▶ **WHAT YOU WILL DO**
Transcribe every line exactly. Leave the pictures behind.

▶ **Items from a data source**
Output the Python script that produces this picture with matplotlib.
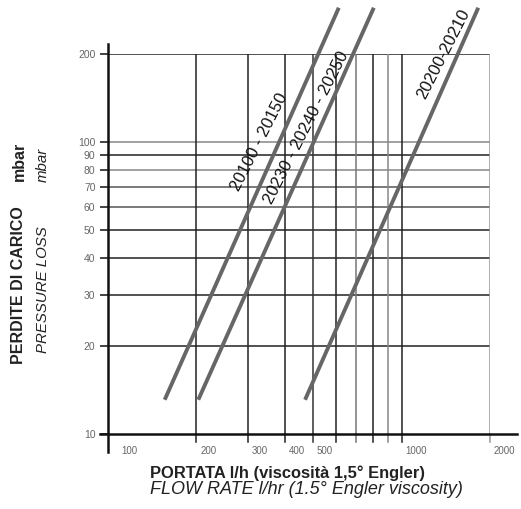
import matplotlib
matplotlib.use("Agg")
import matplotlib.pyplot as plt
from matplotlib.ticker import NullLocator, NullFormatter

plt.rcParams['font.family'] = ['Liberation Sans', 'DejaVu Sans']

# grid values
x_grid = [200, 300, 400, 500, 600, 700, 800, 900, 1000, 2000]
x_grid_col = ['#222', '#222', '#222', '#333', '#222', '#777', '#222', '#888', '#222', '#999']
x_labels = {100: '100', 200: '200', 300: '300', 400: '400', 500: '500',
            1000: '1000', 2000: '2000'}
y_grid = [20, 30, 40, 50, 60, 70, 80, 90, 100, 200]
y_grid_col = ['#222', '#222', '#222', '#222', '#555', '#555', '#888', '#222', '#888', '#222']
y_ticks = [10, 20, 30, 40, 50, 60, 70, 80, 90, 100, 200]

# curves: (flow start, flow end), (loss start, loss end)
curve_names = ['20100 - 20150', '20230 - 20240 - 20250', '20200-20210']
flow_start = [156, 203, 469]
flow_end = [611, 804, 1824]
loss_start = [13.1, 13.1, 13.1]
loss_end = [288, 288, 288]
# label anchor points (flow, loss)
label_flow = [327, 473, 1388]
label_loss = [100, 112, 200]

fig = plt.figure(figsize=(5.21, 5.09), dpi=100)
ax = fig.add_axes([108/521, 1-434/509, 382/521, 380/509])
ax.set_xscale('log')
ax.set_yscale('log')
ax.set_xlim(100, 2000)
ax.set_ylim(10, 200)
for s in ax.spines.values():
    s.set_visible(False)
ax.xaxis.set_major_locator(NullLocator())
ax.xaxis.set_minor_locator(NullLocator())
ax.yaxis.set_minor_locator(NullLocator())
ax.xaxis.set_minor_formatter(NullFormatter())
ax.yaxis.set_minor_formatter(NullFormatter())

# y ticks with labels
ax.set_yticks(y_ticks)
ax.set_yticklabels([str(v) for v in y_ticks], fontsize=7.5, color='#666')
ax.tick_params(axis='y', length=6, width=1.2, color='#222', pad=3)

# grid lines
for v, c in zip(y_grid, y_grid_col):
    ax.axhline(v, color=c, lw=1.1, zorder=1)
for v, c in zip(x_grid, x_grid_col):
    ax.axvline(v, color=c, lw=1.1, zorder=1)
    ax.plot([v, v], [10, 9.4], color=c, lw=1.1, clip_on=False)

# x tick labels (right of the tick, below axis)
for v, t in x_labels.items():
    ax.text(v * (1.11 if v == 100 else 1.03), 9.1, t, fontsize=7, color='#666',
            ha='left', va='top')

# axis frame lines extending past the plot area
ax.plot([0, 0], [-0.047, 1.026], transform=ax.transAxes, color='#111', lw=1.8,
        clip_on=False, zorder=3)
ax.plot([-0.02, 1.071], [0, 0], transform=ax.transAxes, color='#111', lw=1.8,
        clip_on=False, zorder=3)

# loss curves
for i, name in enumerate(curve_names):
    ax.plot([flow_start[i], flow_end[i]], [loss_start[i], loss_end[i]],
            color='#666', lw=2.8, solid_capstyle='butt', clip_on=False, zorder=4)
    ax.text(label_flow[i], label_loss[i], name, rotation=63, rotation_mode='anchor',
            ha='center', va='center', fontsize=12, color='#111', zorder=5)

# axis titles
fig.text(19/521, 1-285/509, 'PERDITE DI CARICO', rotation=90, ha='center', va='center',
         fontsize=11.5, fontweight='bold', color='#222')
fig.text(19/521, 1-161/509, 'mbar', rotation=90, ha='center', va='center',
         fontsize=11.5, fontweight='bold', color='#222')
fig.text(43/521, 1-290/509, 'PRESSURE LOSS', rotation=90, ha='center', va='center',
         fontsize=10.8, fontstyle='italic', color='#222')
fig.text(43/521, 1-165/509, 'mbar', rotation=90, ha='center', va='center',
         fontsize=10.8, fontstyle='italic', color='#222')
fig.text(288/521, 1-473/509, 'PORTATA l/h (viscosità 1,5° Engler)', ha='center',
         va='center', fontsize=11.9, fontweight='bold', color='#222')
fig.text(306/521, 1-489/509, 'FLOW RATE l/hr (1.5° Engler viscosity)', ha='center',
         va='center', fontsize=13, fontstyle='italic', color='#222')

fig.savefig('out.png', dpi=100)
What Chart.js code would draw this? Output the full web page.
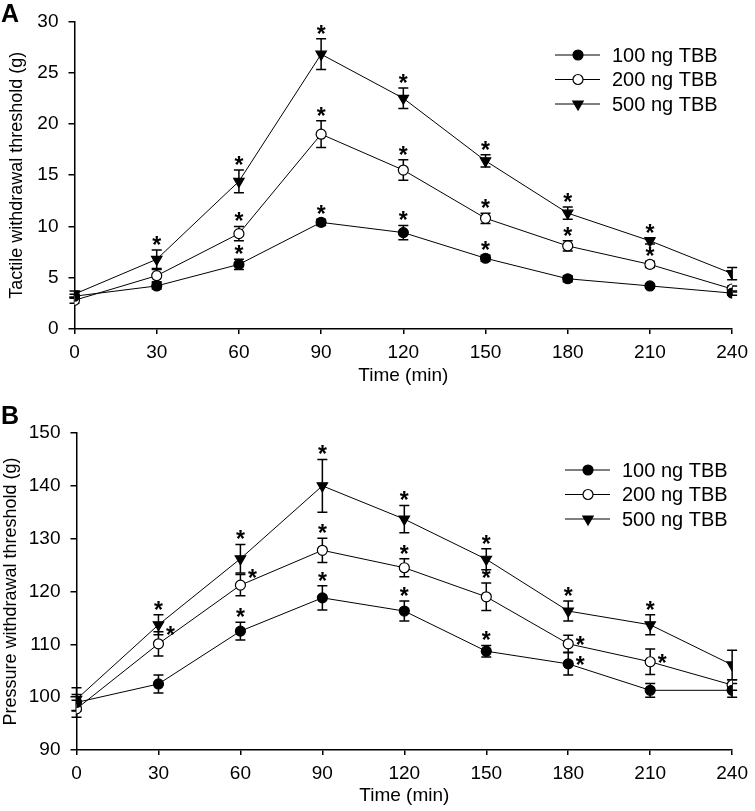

▶ **RESPONSE TO THIS TASK**
Output the Python script that produces this picture with matplotlib.
import matplotlib
matplotlib.use("Agg")
import matplotlib.pyplot as plt
from matplotlib.ticker import NullLocator, NullFormatter

plt.rcParams['font.family'] = ['Liberation Sans', 'DejaVu Sans']

# grid values
x_grid = [200, 300, 400, 500, 600, 700, 800, 900, 1000, 2000]
x_grid_col = ['#222', '#222', '#222', '#333', '#222', '#777', '#222', '#888', '#222', '#999']
x_labels = {100: '100', 200: '200', 300: '300', 400: '400', 500: '500',
            1000: '1000', 2000: '2000'}
y_grid = [20, 30, 40, 50, 60, 70, 80, 90, 100, 200]
y_grid_col = ['#222', '#222', '#222', '#222', '#555', '#555', '#888', '#222', '#888', '#222']
y_ticks = [10, 20, 30, 40, 50, 60, 70, 80, 90, 100, 200]

# curves: (flow start, flow end), (loss start, loss end)
curve_names = ['20100 - 20150', '20230 - 20240 - 20250', '20200-20210']
flow_start = [156, 203, 469]
flow_end = [611, 804, 1824]
loss_start = [13.1, 13.1, 13.1]
loss_end = [288, 288, 288]
# label anchor points (flow, loss)
label_flow = [327, 473, 1388]
label_loss = [100, 112, 200]

fig = plt.figure(figsize=(5.21, 5.09), dpi=100)
ax = fig.add_axes([108/521, 1-434/509, 382/521, 380/509])
ax.set_xscale('log')
ax.set_yscale('log')
ax.set_xlim(100, 2000)
ax.set_ylim(10, 200)
for s in ax.spines.values():
    s.set_visible(False)
ax.xaxis.set_major_locator(NullLocator())
ax.xaxis.set_minor_locator(NullLocator())
ax.yaxis.set_minor_locator(NullLocator())
ax.xaxis.set_minor_formatter(NullFormatter())
ax.yaxis.set_minor_formatter(NullFormatter())

# y ticks with labels
ax.set_yticks(y_ticks)
ax.set_yticklabels([str(v) for v in y_ticks], fontsize=7.5, color='#666')
ax.tick_params(axis='y', length=6, width=1.2, color='#222', pad=3)

# grid lines
for v, c in zip(y_grid, y_grid_col):
    ax.axhline(v, color=c, lw=1.1, zorder=1)
for v, c in zip(x_grid, x_grid_col):
    ax.axvline(v, color=c, lw=1.1, zorder=1)
    ax.plot([v, v], [10, 9.4], color=c, lw=1.1, clip_on=False)

# x tick labels (right of the tick, below axis)
for v, t in x_labels.items():
    ax.text(v * (1.11 if v == 100 else 1.03), 9.1, t, fontsize=7, color='#666',
            ha='left', va='top')

# axis frame lines extending past the plot area
ax.plot([0, 0], [-0.047, 1.026], transform=ax.transAxes, color='#111', lw=1.8,
        clip_on=False, zorder=3)
ax.plot([-0.02, 1.071], [0, 0], transform=ax.transAxes, color='#111', lw=1.8,
        clip_on=False, zorder=3)

# loss curves
for i, name in enumerate(curve_names):
    ax.plot([flow_start[i], flow_end[i]], [loss_start[i], loss_end[i]],
            color='#666', lw=2.8, solid_capstyle='butt', clip_on=False, zorder=4)
    ax.text(label_flow[i], label_loss[i], name, rotation=63, rotation_mode='anchor',
            ha='center', va='center', fontsize=12, color='#111', zorder=5)

# axis titles
fig.text(19/521, 1-285/509, 'PERDITE DI CARICO', rotation=90, ha='center', va='center',
         fontsize=11.5, fontweight='bold', color='#222')
fig.text(19/521, 1-161/509, 'mbar', rotation=90, ha='center', va='center',
         fontsize=11.5, fontweight='bold', color='#222')
fig.text(43/521, 1-290/509, 'PRESSURE LOSS', rotation=90, ha='center', va='center',
         fontsize=10.8, fontstyle='italic', color='#222')
fig.text(43/521, 1-165/509, 'mbar', rotation=90, ha='center', va='center',
         fontsize=10.8, fontstyle='italic', color='#222')
fig.text(288/521, 1-473/509, 'PORTATA l/h (viscosità 1,5° Engler)', ha='center',
         va='center', fontsize=11.9, fontweight='bold', color='#222')
fig.text(306/521, 1-489/509, 'FLOW RATE l/hr (1.5° Engler viscosity)', ha='center',
         va='center', fontsize=13, fontstyle='italic', color='#222')

fig.savefig('out.png', dpi=100)
What Chart.js code would draw this? Output the full web page.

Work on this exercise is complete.